The men started their journey from Bihać (BiH) on March 2, 2019, and eventually took a bus to Bosanski Brod (BiH).
From there, they crossed the border to Croatia over the official bridge around 2 am in the following night. They were seen by the border police but managed to escape. All three of them ran into different directions. The respondent jumped down from some stairs and hurt his foot. He and another individual of the group were able to hide from the police, but the third one got caught on the bridge right away and is now in detention as stated by the respondent. The two others were hiding for about 1.5 hours until the police stopped looking for them.
“They were looking for us with flashlights all over.”
After that, around 7 am on March 3, the two of them walked into the next town and took a bus to Zagreb (HRV), buying their bus tickets without problems.
Around 10.30 am they switched to another bus which brought them from Zagreb to Varaždin (HRV) at the Slovenian border. As the respondent’s injured foot was aching, the two of them started to look for medicine in the town.
As it was Sunday, it was very calm, but they finally found a pharmacy where the woman asked €22 for the medicine. They couldn’t afford this and were forced to leave again without any medicine.
They continued walking to the next town, Čakovec (HRV), where they found an abandoned house and slept for a few hours.
Later that day, they continued walking towards the Slovenian border. As their phones ran out of battery, they didn’t have GPS anymore and it was hard to find a good way. On the way, a police car passed them twice, but each time they managed to hide and weren’t seen by the authorities. Then a car stopped, with a woman and a man sitting inside.
“The woman knew directly what was happening and saw my injured foot.”
The couple offered them to take them with their car over the border for €100. The two didn’t have this much money and gave them the €50 they had with them. Nevertheless, the couple took them into their car. Right away, just 200 to 300 meters across the border, a police car showed up and stopped the car.
”Moi comme je vu la police. J’étais brisé.”
The officers asked for the documents of the group, so the woman and the man showed their ID’s, and the respondent told the officers that he and his friend didn’t have any.
The officer asked if the men paid for getting taken over the border by car. The respondent denied and explained that the couple took them because of his injured foot. The officers were wearing black and blue uniforms with the official sign of the Croatian police. They made a call and another officer arrived with a white-blue car with an official police sign on it. The respondent and his friend were taken to a police station in Čakovec (HRV).
At the police station were about 10 officers, including the officers who stopped them at the border. One officer spoke English. The respondent and his friend got a plane piece of paper, where they had to write down their names, the names of their fathers, their nationality and from which country they entered Croatia. Neither fingerprints nor photos were taken.

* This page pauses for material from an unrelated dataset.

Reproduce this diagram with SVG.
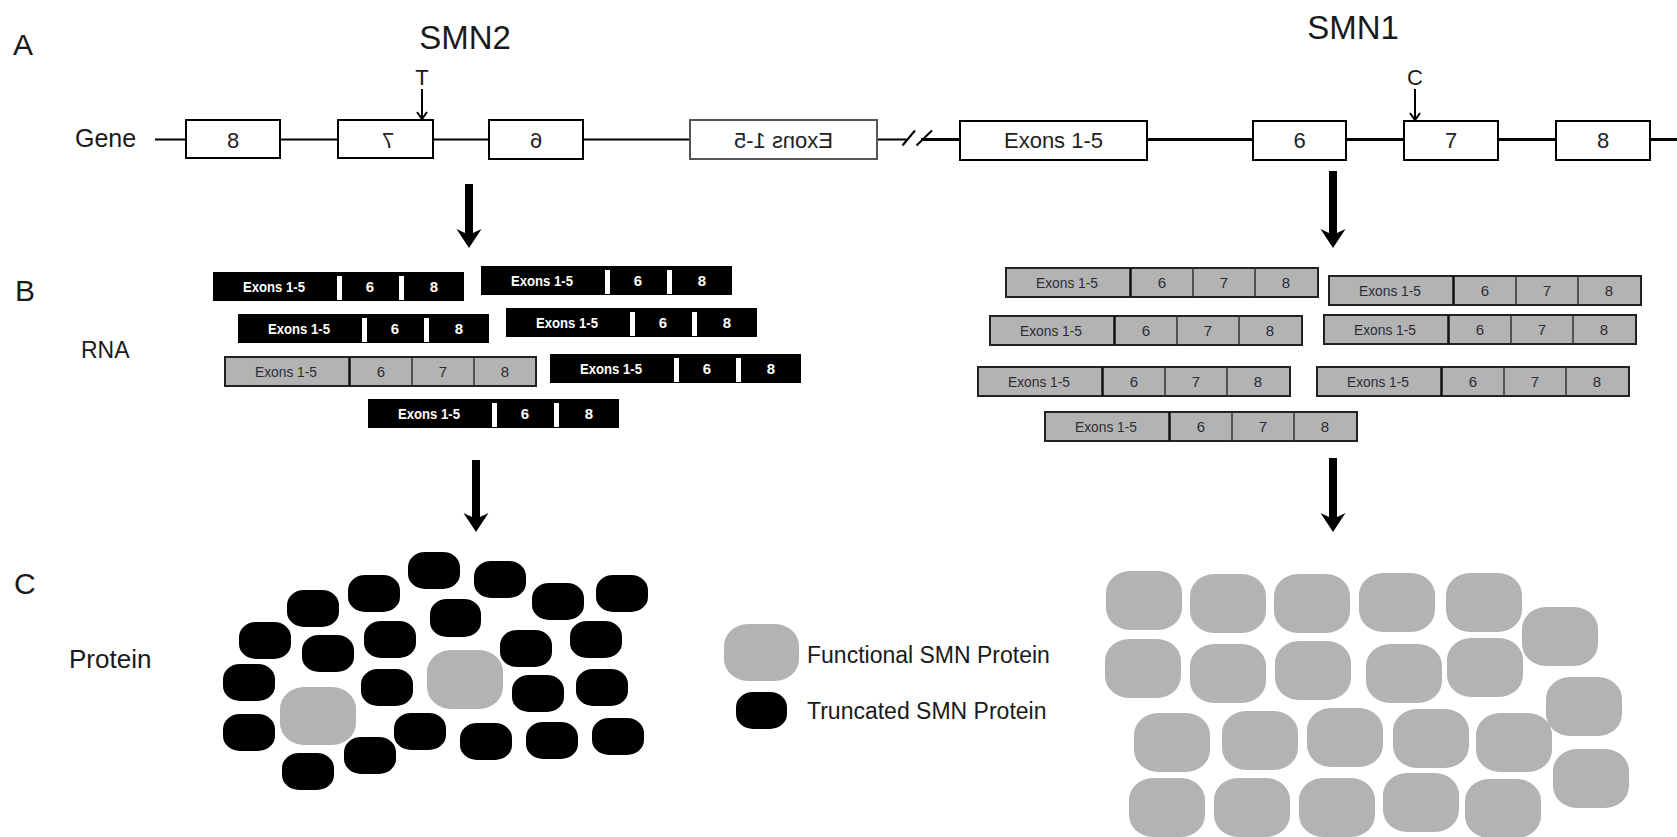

During the detention the officers gave them some food and water. The respondent expressed several times to the officers his intention to seek for asylum. The officers answered him:
“Step by step – first we will go to the hospital and then we will see.”
The officers drove the two of them to a hospital, where respondent got a wheelchair and a radiography of his foot was taken. While waiting, the individual asked the officers again for the asylum process. Now their answer was:
“This is not on our level.”
The doctor came back and talked only to the officers. The respondent didn’t get any explanation about the results of the medical examination. One officers then told him:
“You have nothing, why are you acting like this?!”
Afterwards they were taken to a different police station.
“I had tears in my eyes – I wanted asylum!”
At this police station the two of them had to fill out an official form, written in English and Croatian. Although they didn’t understand what exactly was written in the form, they signed it. After 20 minutes, the officers came back with another paper, which they had to hold while photos were taken of them. The respondent asked, if this all was for asylum, but they answered:
“We will take you back to Bosnia. We can do nothing for you.”
Three officers, different from the ones in the morning, drove them by a van to the border of Bosnia, around the area of Velika Kladuša. Those three officers were wearing dark blue/black uniforms and no hat other than the earlier ones with the official Croatian police uniform as the respondent called to mind. The officers gave the two of them a bottle of water for the ride.
Around 6 pm the following evening on March 3, they started in Čakovec (HRV) and about three hours later, around 9 pm, they arrived at the border. The respondent mentioned he saw how the officers stopped at a small shop to buy some beer for themselves on the way.
At the border, the officers opened the door of the van. The respondent saw another police car there with four to five officers. The two individuals had to get off the van and were ordered to walk towards the border for around 500 meters (the approximate location is indicated on the map below).
On the Bosnian side, they continued walking to Velika Kladuša (BIH). They walked to the official camp of Miral, but were sent away, so they spent the following night in the doorway of a mosque in Velika Kladuša. The next day, March 4, they made their way back to Sarajevo.